Output all the data exactly. Pictures do not belong in the copy.

» **Supplied material**:
####################

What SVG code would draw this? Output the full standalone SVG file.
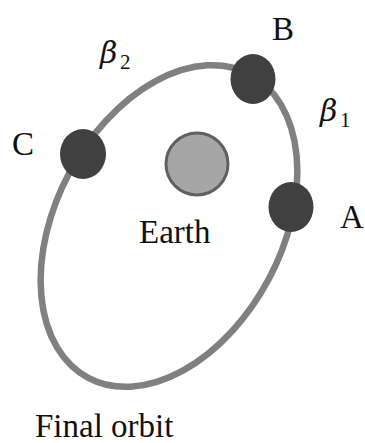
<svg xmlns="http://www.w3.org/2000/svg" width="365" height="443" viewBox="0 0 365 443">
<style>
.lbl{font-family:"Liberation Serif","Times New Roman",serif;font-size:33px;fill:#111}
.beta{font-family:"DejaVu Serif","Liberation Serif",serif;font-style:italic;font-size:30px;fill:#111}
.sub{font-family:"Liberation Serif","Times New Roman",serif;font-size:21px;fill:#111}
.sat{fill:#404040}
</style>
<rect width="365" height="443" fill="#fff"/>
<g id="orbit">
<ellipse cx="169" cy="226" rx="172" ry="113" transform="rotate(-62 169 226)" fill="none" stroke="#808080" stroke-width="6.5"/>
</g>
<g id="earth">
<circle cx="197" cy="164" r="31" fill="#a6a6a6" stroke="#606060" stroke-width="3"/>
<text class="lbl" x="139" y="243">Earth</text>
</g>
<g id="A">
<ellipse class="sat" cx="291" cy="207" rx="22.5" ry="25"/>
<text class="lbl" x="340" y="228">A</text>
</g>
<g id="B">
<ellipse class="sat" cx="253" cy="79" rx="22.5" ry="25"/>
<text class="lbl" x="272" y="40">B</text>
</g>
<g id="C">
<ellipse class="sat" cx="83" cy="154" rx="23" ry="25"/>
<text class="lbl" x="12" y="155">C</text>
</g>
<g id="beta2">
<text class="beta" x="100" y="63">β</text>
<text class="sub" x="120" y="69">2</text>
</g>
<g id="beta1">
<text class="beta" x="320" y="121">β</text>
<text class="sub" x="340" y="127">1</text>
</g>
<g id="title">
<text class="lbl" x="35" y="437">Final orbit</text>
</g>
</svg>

####################

» **Correct output**:
What SVG code would draw this? Output the full standalone SVG file.
<svg xmlns="http://www.w3.org/2000/svg" width="365" height="443" viewBox="0 0 365 443">
<style>
.lbl{font-family:"Liberation Serif","Times New Roman",serif;font-size:33px;fill:#111}
.beta{font-family:"DejaVu Serif","Liberation Serif",serif;font-style:italic;font-size:30px;fill:#111}
.sub{font-family:"Liberation Serif","Times New Roman",serif;font-size:21px;fill:#111}
.sat{fill:#404040}
</style>
<rect width="365" height="443" fill="#fff"/>
<g id="orbit">
<ellipse cx="169" cy="226" rx="172" ry="113" transform="rotate(-62 169 226)" fill="none" stroke="#808080" stroke-width="6.5"/>
</g>
<g id="earth">
<circle cx="197" cy="164" r="31" fill="#a6a6a6" stroke="#606060" stroke-width="3"/>
<text class="lbl" x="139" y="243">Earth</text>
</g>
<g id="A">
<ellipse class="sat" cx="291" cy="207" rx="22.5" ry="25"/>
<text class="lbl" x="340" y="228">A</text>
</g>
<g id="B">
<ellipse class="sat" cx="253" cy="79" rx="22.5" ry="25"/>
<text class="lbl" x="272" y="40">B</text>
</g>
<g id="C">
<ellipse class="sat" cx="83" cy="154" rx="23" ry="25"/>
<text class="lbl" x="12" y="155">C</text>
</g>
<g id="beta2">
<text class="beta" x="100" y="63">β</text>
<text class="sub" x="120" y="69">2</text>
</g>
<g id="beta1">
<text class="beta" x="320" y="121">β</text>
<text class="sub" x="340" y="127">1</text>
</g>
<g id="title">
<text class="lbl" x="35" y="437">Final orbit</text>
</g>
</svg>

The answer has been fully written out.